Train a 3-layer autoencoder with a chosen activation function (e.g., ReLU) to compress images to s = 4 dimensions. Use tensorflow/keras to define the encoder: W = a(f x + c). Plot the encoded representations. Autoencoders can capture non-linear structure, potentially separating digits better than linear methods.

import tensorflow as tf
from tensorflow.keras import layers, Model
input_dim = 256
encoding_dim = 4
input_img = layers.Input(shape=(input_dim,))
encoded = layers.Dense(encoding_dim, activation='relu')(input_img)
decoded = layers.Dense(input_dim, activation='sigmoid')(encoded)
autoencoder = Model(input_img, decoded)
autoencoder.compile(optimizer='adam', loss='mse')
autoencoder.fit(X, X, epochs=50, batch_size=256, shuffle=True, validation_split=0.2)
encoder = Model(input_img, encoded)
W_ae = encoder.predict(X)

Problem 2: Two-Sample Testing on Gene Expression Data

Part 1: Maximum Mean Discrepancy (MMD) Test

Load the Golub data: gene expressions for 72 patients (47 ALL, 25 AML). Use a Gaussian kernel κ(x,y) = exp(-β ||x-y||²) with β = 2^{-28}. Compute the MMD statistic:

def mmd(X, Y, beta):
    K_XX = gaussian_kernel(X, X, beta)
    K_YY = gaussian_kernel(Y, Y, beta)
    K_XY = gaussian_kernel(X, Y, beta)
    m = len(X)
    n = len(Y)
    return (K_XX.sum() - np.trace(K_XX))/(m*(m-1)) + (K_YY.sum() - np.trace(K_YY))/(n*(n-1)) - 2*K_XY.sum()/(m*n)

Compare the observed statistic to the critical value from a permutation test (e.g., 1000 permutations). At α=0.1, you may reject H0, indicating that ALL and AML have different distributions. Discuss power: with only 72 samples, the test may be underpowered for subtle differences, but here the signal is strong.

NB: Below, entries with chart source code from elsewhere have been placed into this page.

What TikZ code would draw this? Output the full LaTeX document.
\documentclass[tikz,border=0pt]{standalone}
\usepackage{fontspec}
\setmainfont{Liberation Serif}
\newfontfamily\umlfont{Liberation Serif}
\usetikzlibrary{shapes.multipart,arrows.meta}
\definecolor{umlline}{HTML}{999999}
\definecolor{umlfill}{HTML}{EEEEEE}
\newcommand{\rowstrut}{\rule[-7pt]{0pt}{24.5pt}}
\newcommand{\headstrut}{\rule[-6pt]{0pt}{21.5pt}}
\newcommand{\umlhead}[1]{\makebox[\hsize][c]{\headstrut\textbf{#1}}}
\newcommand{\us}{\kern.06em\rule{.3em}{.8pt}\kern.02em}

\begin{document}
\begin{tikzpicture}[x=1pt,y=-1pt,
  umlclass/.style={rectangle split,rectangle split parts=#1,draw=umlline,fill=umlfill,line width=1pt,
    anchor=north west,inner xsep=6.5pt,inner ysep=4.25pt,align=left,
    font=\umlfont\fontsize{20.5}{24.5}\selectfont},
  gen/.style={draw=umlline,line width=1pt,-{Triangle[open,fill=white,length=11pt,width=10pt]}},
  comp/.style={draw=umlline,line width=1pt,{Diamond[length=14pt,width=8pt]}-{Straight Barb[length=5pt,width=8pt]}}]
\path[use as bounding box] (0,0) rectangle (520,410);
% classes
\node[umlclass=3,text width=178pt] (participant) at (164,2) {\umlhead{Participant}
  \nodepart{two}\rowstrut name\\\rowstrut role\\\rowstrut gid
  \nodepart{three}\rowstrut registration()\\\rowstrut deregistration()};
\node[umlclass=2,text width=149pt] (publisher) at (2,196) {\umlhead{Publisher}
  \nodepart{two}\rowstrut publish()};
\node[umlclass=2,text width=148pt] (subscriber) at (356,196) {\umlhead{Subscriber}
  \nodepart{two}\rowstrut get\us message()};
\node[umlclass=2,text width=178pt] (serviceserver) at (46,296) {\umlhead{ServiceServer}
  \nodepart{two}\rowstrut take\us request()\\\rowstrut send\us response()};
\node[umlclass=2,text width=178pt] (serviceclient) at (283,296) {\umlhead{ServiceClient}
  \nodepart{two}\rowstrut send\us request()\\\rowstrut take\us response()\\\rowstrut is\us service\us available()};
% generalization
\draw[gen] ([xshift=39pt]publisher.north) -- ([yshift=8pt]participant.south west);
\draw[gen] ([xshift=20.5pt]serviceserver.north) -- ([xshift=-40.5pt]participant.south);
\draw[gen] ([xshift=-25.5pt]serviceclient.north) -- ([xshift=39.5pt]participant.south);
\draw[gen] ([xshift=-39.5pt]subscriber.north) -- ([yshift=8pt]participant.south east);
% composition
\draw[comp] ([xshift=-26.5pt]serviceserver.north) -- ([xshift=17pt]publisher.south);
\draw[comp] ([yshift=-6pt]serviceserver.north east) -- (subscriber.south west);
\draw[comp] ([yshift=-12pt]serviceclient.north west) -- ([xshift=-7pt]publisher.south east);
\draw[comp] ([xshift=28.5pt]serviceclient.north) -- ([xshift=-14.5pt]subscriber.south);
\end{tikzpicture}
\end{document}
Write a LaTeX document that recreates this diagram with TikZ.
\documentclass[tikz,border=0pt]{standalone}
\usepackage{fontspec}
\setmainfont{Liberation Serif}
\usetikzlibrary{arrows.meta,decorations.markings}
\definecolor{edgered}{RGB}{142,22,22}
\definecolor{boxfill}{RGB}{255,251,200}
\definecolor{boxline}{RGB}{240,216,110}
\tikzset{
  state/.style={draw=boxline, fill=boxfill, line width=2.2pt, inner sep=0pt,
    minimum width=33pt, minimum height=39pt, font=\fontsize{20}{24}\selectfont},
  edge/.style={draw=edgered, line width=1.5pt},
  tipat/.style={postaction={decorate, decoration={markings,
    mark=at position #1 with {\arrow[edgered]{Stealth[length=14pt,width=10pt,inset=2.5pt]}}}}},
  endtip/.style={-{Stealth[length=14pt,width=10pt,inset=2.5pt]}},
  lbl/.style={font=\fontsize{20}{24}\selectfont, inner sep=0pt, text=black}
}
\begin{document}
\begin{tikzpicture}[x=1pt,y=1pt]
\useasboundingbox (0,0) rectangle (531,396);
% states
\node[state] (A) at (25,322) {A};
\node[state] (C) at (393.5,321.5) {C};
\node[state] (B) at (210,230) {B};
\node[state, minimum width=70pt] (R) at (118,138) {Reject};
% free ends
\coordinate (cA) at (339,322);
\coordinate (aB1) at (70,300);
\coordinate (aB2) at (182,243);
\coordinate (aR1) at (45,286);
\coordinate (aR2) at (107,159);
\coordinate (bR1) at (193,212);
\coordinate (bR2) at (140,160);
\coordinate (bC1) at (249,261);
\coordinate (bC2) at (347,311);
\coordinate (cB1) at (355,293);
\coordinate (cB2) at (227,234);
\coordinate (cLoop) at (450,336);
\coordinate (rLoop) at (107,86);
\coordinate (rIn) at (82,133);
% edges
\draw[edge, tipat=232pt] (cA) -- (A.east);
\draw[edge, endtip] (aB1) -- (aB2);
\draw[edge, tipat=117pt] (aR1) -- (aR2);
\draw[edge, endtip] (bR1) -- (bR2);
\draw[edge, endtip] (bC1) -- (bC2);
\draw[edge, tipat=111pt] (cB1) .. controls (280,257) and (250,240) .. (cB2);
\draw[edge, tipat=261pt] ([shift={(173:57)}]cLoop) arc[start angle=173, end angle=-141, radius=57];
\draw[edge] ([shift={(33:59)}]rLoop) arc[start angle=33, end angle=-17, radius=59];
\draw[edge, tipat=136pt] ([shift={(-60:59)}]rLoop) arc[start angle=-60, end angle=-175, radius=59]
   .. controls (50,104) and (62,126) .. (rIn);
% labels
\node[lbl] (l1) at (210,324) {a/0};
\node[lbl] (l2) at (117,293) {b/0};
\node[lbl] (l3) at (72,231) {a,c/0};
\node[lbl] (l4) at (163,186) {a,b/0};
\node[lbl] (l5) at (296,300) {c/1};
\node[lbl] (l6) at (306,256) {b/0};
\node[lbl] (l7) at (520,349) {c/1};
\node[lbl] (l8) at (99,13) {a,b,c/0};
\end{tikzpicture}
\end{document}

Part 2: Gene-Wise Marginal Tests

For each gene j, compute a two-sample t-test or Wilcoxon test p-value. After multiple testing correction (e.g., Bonferroni or FDR), identify differentially expressed genes. This is a classic approach in bioinformatics: find genes that distinguish cancer subtypes.

Conclusion

This tutorial covered key techniques from STAT3006 Assignment 4: PCA, factor analysis, autoencoders, and kernel two-sample testing. These methods are essential for high-dimensional data analysis, whether you're analyzing handwritten digits or gene expression profiles. As AI and data science continue to evolve, understanding these foundational tools will help you tackle modern challenges in fields like precision medicine, autonomous systems, and financial modeling.